The pair soon discovered that Ron Shusett had a contractual right to write the first draft of any Total Recall sequel, and so Goldman proposed that they write the sequel together. Shusett later revealed that:
"We worked on it together and immediately clicked, and it became a wonderful sequel. Arnold was going to star in it, and Paul Verhoeven was going to direct it. Then, right after we wrote it, Carolco went bankrupt."
The proposed sequel then fell into the hands of 20th Century Fox where it spent five years in development hell with directors like Jan de Bont (Speed) and Star Trek's Jonathan Frakes on board at various times. Then Steven Spielberg read the treatment, he didn't like it but did feel the story had potential. As you likely know Spielberg was the man behind the camera for 2002's Minority Report, and both Goldman and Shusett received Executive Producer credits.


3. Alien 3
Obviously we got Alien 3 in 1992, but that wasn't the sequel which was initially envisioned. Back in 1986 after Aliens proved to be a huge hit, Neuromancer author William Gibson was hired to write a script for a third Alien movie. Gibson himself revealed that it featured:
"Space commies hijack alien eggs. Big trouble in Mallworld."
Producers felt it was as weird as you're probably imagining it to be right now, so they passed and instead hired screenwriter Eric Red to write a script. By now Sigourney Weaver was in a legal battle over unpaid royalties for Aliens so her character of Ripley was not featured. Also absent were the 'Aliens' themselves! Instead of the Xenomorphs, the main monster was a herd of six-legged "Alien cattle". Amazingly 20th Century Fox were looking to proceed with this and approached Renny Harlin to direct.

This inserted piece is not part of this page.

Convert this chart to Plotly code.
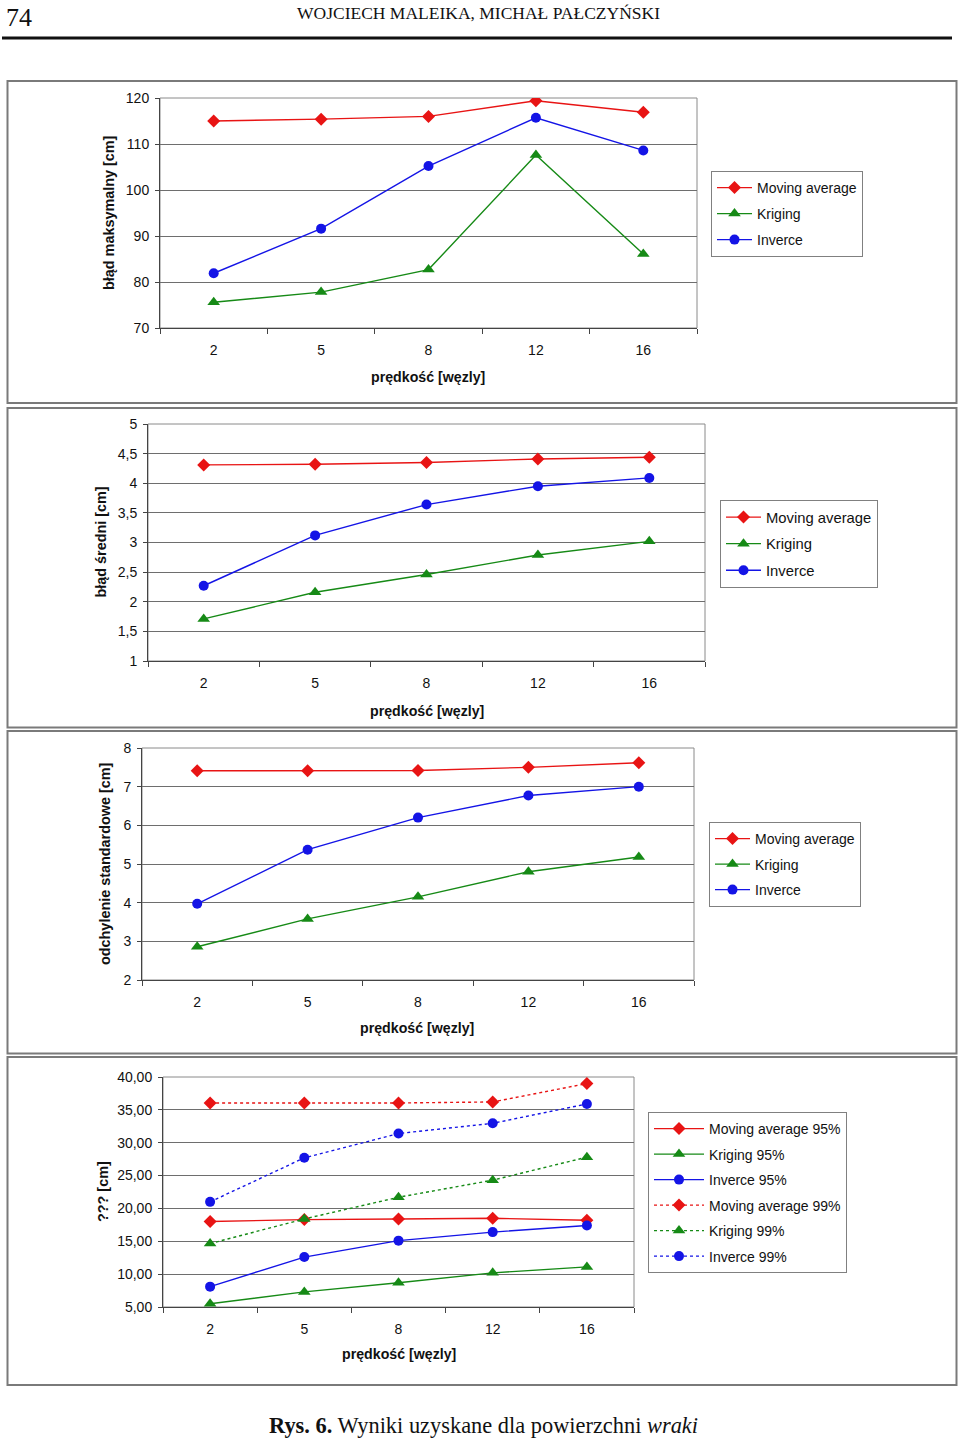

The project fell apart, and Weaver settled her dispute, so a new direction for Alien 3 was proposed. This time Vincent Ward was attached to direct, with initially a prison escape style script from David Twohy, then one from John Faisano which took place on a "wooden planetoid" with a medieval culture and androids. Both possibly better than the movie we ended up with!


4. The Crow: 2037
This 1997 proposition for a third Crow movie was the brainchild of Rob Zombie. The film was to begin in 2010 with a young boy and his mother murdered by a priest of the Fallen One, the Crow brings the boy back to life, and finally, 27 years later, he becomes a futuristic bounty hunter and seeks vengeance.

Zombie worked on this project for 18 months, eventually he felt that it wasn't going to happen so bailed. He then re-wrote his script into a treatment called "Black Rider X", which to this day also remains unmade.


5. Star Trek VI: In Flanders Fields
Knowing that the next movie would be a swansong for the original crew, Walter Koenig (Chekov) put forward his own, quite depressing, idea for the sixth Star Trek feature film.

It would've seen the Romulans join the Federation and promptly go to war with the Klingons. All the aging Enterprise crew, except for Spock, had been forced to retire from Starfleet for failing their physical exams. So when Spock and his new crew are captured by a monstrous worm-like race of aliens (which Koenig described would look like "things that the monsters in Aliens evolved from"), Kirk and the old team reassemble one last time to go on a rescue mission.

In the end, Koenig planned for everyone except Spock and McCoy to die! Unsurprisingly Paramount felt it was not the movie they were looking for, and instead eventually proceeded with Star Trek VI: The Undiscovered Country.